Aos dez anos, no auge de uma crise obsessivo-compulsiva, a pequena Alison recebeu um diário. Na verdade, até era um calendário de parede de um dos fornecedores da casa funerária ("um curioso 'memento mori'", como ironiza num quadradinho da prancha à esquerda, em que vemos como tudo começou). O primeiro dia foi na quarta-feira de cinzas. "O pai está a ler (...)", escrevera Bruce Bechdel, como se estivesse a dar-lhe "um empurrão". Ela continuou: "(...) a Trombeta do Cisne. Tenho a minha cauda posta. Fomos à missa. Puseram-nos cinzas. 7 miúdos ficaram doentes hoje."
O "tudo começou" é a escrita de um diário — hábito incentivado quer pelo pai, quer pela mãe — que veio a desabar na edição de dois livros particularmente íntimos: "Are You My Mother?", editado este ano, e "Fun Home", lançado em 2006. São duas memórias gráficas (a última sobre a mãe, a primeira sobre o pai) da autoria de Alison Bechdel, criadora de "Dykes to Watch Out For", tira de BD que durou 25 anos (de 1983 até 2008), em que narrava as intricadas ligações de um grupo de lésbicas. Bechdel, lésbica assumida desde os 19 anos, foi, aliás, uma das primeiras autoras a falar abertamente sobre o tema, e não só — numa tira descreveu, ironicamente é certo, uma espécie de regulamento que avalia o sexismo existente em filmes e obras de ficção, hoje conhecido como o The Bechdel Test.
"Fun Home", trocadilho que tanto pode significar "casa divertida" como "casa funerária", chega agora finalmente a Portugal com a Contraponto, chancela do grupo BertrandCírculo, contando com uma exímia tradução de Duarte Sousa Tavares. Altamente aclamado pela crítica (foi eleito livro do ano pelo "New York Times"), este lançamento não é apenas uma boa notícia para os amantes de BD. Na senda de "Persepolis", de Marjane Satrapi, e "Blankets", de Craig Thompson, também "Fun Home" é um elevado exercício autobiográfico e confessional, avassaladoramente íntimo, com uma elevada carga literária e, quiçá, filosófica.

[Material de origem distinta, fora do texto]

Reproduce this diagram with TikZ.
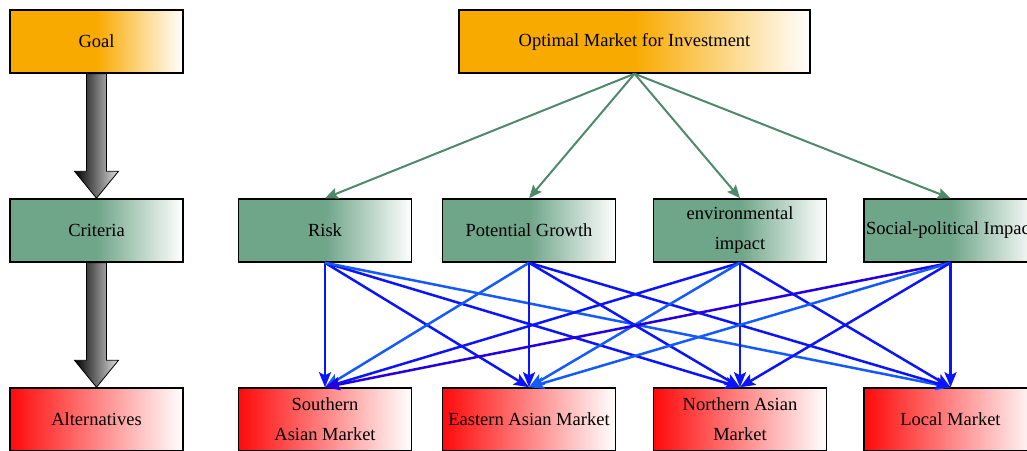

A filha lésbica e o pai gay
O livro, que demorou sete anos a ser feito (Bechdel fotografou-se a si própria na pose de cada personagem como referência para o desenho), relata a relação da autora com o pai, Bruce Bechdel. Professor de inglês, herda o negócio da casa funerária da família, mas a sua verdadeira paixão era o "restauro obsessivo" da sua casa neogótica. "Era capaz de transformar lixo... em ouro", conta Alison, recordando aqueles tempos na Pensilvânia rural. Os filhos não tinham outra escolha senão participar na ordem de trabalhos para compor aquele "museu" ("Tratava os móveis como se fossem filhos, e os filhos como se fossem móveis.")
Já na universidade, incentivada por uma série de literatura certeira, Alison assume-se lésbica, numa carta à família; um anúncio logo abafado por uma outra revelação, a da homossexualidade do pai, e, semanas depois, pela sua morte ou potencial suicídio. Os dois, ligados por um ténue laço, acabam por viver caminhos inversos: o pai que morre sem sair do armário, a filha que escancara a porta, ainda antes do sexo.
É, como o subtítulo indica, uma autêntica "tragicomédia familiar". Sobre a aceitação da sexualidade, sobre a vida familiar, sobre a procura de nós mesmos. Tudo isto com inúmeros momentos humorísticos, um elevado detalhe gráfico (nas expressões, na ilustração precisa das analepses e prolepses, nos pormenores como a transposição de fotografias e excertos de cartas com vários tipos de letra) e um sublime toque literário. As referências abundam em todos os capítulos, sempre em ligação com a vida real, e com o pai em particular: Camus, Fitzgerald (um eterno fascínio), Proust (que lia no ano anterior à morte), até culminar em James Joyce. As últimas páginas do livro são precisamente dedicadas ao inebriante paralelismo entre "Ulisses", o "livro favorito de sempre" de Bruce Bechdel, e o seu próprio percurso pessoal. Um brilhante término de uma narrativa que termina com uma mensagem de... será amor? — "Ele estava lá para me apanhar quando saltei."